For Russian Soldiers in Ukraine, the Mobile Phone May Be as Mighty as the Sword

The other weapons at work. Images edited by Kevin Rothrock.

The other weapons at work. Images edited by Kevin Rothrock.

Russian soldiers are fighting Ukrainian “anti-terrorist” troops in eastern Ukraine. Officials in Kyiv say this is in essence a Russian invasion of Ukraine. In Moscow, the Kremlin says its servicemen now around Donetsk and Luhansk are actually “volunteers,” fighting alongside separatists while on leave from official duty. Even Russia’s nightly news now acknowledges the combat deaths of the country’s “selfless” heroes, who supposedly ran off to war, without even telling their wives or mothers.

The Russian government has done its best to control the public’s knowledge about Russian troop activity in Ukraine. No one, however, has challenged the Kremlin’s monopoly on military intelligence more than its own soldiers, who like most young people in Russia are avid social media users. Whether it’s covertly shelling targets inside Ukraine or secretly marching into the country itself, Russia’s enlisted men have repeatedly strayed “off message,” either by publishing evidence of illegal interventions or suddenly posting nothing at all, suggesting capture or death in combat.

Despite regulations against it, many Russian soldiers carry Internet-connected mobile devices, which they use to update their accounts on Vkontakte, Russia’s most popular online social network.
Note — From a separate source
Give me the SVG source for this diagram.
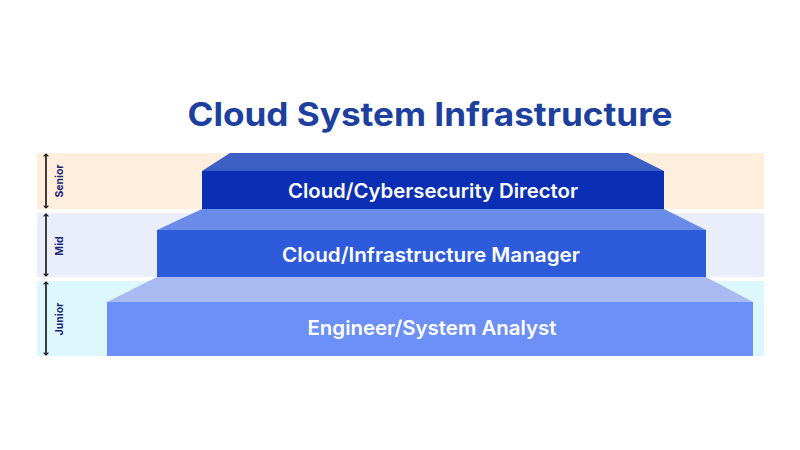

In late July, following the first scandals on Vkontakte, a Duma deputy even drafted legislation banning “selfies” in the army.

This past weekend, the RuNet discovered a new reason to laugh about soldiers using the Web: a photograph of more than a dozen mobile phones nailed (through the screens) to a wooden board. The image, titled “Once Upon a Time in the Army,” appeared on the Vkontatke account of Aleksandr Kupin, 19-year-old soldier from St. Petersburg. Kupin’s photo has just 19 “likes” where he posted it on Vkontakte, but Ruslan Leviev, a liberal Russian blogger who opposes Moscow’s involvement in Ukraine, brought it more attention on Twitter:

Looks like the Russian Defense Ministry has decided to take certain measures. :)

For his part, Kupin told RuNet Echo that he didn’t actually take the photograph. “It was a joke, of course, as no one [in the army] has the right to break or destroy a cadet’s personal property.” Kupin also says the picture isn’t his—a friend sent it to him, and he simply republished it for kicks. “Just don’t start worrying,” Kupin asked. “Tell them that everyone in the army is happy,” he said finally, gesturing a thumbs-up.

Kupin is likely telling the truth about the photograph. In the image, the phones staked to the board are all considerably outdated, and the picture appeared at least five days earlier on with the caption “Whoever’s served in the army has encountered this!” The author of this earlier quip, incidentally, is a Kyiv-based woman named Tamara Gurzuff, a strongly anti-Russian blogger on Facebook and Twitter.

Kupin’s implication that no one in the Russian military is trying to restrict soldiers’ access to the outside world, however, doesn’t square with many other accounts. Indeed, just a couple of weeks ago, a report in Novaya Gazeta detailed how soldiers’ wives and mothers pack mobile phones into their men’s luggage secretly, in desperate attempts to keep them in contact. “They’re taking the phones—it’s an order—because [the Ukrainians] might be able to identify their troop number by the phone,” one paratrooper’s wife claimed to learn from her husband in mid-August.

In other words, the heyday of social media scoops from inside the Russian war machine may be over. Of course, some soldiers will still manage to sneak phones past inspection. What those wily few do with their cameras and keyboards is anybody’s guess.